Authorities said Tuesday they have cracked a theft ring that capitalized on the building boom by stealing millions of dollars in construction equipment from sites across Southern California and the West.
The arrests come as police and the building industry are struggling to deal with a rash of burglaries from construction sites.
A building trade industry study found that pieces of equipment stolen from Southern California building sites jumped from 427 in 2000 to nearly 1,000 last year. And 2005 is shaping up to be a record year, prompting some contractors to place surveillance cameras on their sites and hire private security guards -- at costs sure to be passed along to new home buyers.
In addition to construction sites, bandits are also hitting tool rental stores.
"I've been in this business for 35 years and I've never seen the problems we're currently having," said Jim Paholski, general manager of Johnson Rental Services in Riverside, which rents construction equipment to contractors throughout the fast-growing Inland Empire.
Paholski said his company had 14 pieces of equipment stolen last year from various construction sites in the region and was able to recover all but two.
"Before this, if you had one or two a year, it was a lot," he said. "It's just getting worse."
The ring that investigators say they have cracked was based in Norwalk and operated for three years, officials said during a news conference, where they displayed some of the $3.5 million in property allegedly stolen by the crime ring and seized during a four-month investigation.
Items included lawnmowers, generators, weed whackers, nail guns, tile saws, soil compactors and six vans and trucks. About a third of the 25,700 stolen items have been returned to their owners.
Victims were contractors, landscapers and equipment rental companies in nine states, including Arizona and Colorado, authorities said.
"Construction starts and remodels are at an all-time high," Ventura County Sheriff Bob Brooks said. "Many of these locations are in remote areas. Rental yards are very often in commercial areas that are not properly monitored. It makes a prime target for thieves."
More than 20 people have been arrested in connection with the case and 12 have been charged. Among them is alleged ringleader Guillermo "Don Guillermo" Cazarez of Norwalk, who was charged with burglary, conspiracy and receiving stolen property. Cazarez is free on $100,000 bail. He could not be reached for comment Tuesday.
"This was an organized, very sophisticated criminal enterprise ... this was a family-run operation," Brooks said. "It involved local burglary teams that were well supervised and had military precision. Four major fencing operations, nine storage facilities. We believe a good amount of property went south of the border to Mexico and could have been shipped anywhere in the world. Smaller items of property, hand tools, were probably disposed of at swap meets here in the Southwest."

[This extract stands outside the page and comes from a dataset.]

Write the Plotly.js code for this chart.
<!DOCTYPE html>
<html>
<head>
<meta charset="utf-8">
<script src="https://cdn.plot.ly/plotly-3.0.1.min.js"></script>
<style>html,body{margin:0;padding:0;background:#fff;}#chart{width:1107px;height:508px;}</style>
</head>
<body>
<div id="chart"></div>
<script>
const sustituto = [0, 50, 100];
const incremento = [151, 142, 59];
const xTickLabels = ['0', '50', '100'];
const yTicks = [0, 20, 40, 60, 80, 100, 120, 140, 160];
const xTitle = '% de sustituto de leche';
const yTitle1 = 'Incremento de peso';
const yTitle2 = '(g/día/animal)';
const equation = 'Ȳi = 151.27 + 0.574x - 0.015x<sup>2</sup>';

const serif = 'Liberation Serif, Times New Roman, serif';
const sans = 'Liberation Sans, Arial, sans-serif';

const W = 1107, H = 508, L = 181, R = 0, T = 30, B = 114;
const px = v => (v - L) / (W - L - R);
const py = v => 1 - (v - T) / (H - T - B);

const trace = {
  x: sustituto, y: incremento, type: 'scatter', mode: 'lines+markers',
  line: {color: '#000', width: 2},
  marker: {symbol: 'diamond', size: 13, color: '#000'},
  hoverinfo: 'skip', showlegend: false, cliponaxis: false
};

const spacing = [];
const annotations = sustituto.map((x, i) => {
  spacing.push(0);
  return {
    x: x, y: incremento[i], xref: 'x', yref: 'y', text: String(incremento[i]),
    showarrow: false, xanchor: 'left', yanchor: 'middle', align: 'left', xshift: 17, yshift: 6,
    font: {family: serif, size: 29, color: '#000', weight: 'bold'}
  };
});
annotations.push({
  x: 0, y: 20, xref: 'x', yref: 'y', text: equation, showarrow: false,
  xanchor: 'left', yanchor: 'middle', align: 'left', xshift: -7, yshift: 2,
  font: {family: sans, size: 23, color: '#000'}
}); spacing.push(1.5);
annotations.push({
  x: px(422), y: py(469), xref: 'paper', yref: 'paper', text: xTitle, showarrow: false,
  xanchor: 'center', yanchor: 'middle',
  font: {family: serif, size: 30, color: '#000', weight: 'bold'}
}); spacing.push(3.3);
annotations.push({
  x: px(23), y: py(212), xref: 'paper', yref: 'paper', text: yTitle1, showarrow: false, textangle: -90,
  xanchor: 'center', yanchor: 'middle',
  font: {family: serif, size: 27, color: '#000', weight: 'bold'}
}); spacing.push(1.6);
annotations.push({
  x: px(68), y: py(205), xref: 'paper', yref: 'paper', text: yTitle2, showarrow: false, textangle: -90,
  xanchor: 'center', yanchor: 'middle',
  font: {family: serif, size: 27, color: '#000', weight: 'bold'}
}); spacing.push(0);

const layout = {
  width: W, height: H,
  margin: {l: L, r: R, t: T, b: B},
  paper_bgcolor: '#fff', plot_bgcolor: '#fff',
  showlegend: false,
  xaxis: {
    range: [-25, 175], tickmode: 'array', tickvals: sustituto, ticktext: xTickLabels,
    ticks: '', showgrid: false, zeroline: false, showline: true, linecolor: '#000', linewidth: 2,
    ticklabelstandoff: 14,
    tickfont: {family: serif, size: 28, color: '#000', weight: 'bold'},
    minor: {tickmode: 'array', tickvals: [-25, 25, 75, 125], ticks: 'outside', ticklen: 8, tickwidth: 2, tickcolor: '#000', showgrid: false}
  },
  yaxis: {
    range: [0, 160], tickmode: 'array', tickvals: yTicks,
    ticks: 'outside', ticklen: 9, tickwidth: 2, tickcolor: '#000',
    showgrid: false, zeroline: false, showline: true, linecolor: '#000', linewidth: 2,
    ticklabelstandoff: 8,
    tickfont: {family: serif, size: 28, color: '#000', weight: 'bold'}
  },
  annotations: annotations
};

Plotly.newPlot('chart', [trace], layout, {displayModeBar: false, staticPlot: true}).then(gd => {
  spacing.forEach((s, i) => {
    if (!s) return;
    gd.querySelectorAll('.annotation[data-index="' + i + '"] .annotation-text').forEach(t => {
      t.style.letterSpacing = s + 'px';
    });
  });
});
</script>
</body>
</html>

Capt. Gary Pentis of the Ventura County Sheriff's Department said ring members would case out potential targets during the day and the robberies, mostly of locked storage containers on construction sites, would be carried out after nightfall by teams of four to six people.
The stolen property would be loaded into a cargo van or panel truck and taken to a storage yard in Norwalk, Paramount or Huntington Park.
"It was like they had a shopping list," Pentis said. "They only took quality brands of generators, power saws, hand tools, pumps, rototillers and concrete-cutting equipment."
Some construction sites were hit twice -- with the ring stealing both the original item and its replacement, authorities said.
While this ring targeted equipment, authorities said other thieves have also focused on building materials such as lumber, plumbing, drywall and carpeting. This has prompted builders to fence in sites, add security cameras and, in some cases, hire guards.
But construction equipment appears to be the most popular target for thieves -- in part because it is easy to grab and resell.
In the first three months of this year, 186 pieces of equipment were stolen from area construction sites, according to the Crime Prevention Program of Southern California, an industry group that tracks construction equipment theft. Statewide, the figure is 293.
Many of the thefts go unreported because builders don't want their insurance rates to rise, said Julie Senter, a spokeswoman for the Building Industry Assn. of Southern California.
Nationwide, the value of equipment stolen each year ranges from $300 million to $1 billion, according to the National Equipment Register, another group that tracks thefts. It received 4,973 theft reports in 2004, with most of the crimes occurring in Texas, North Carolina and California.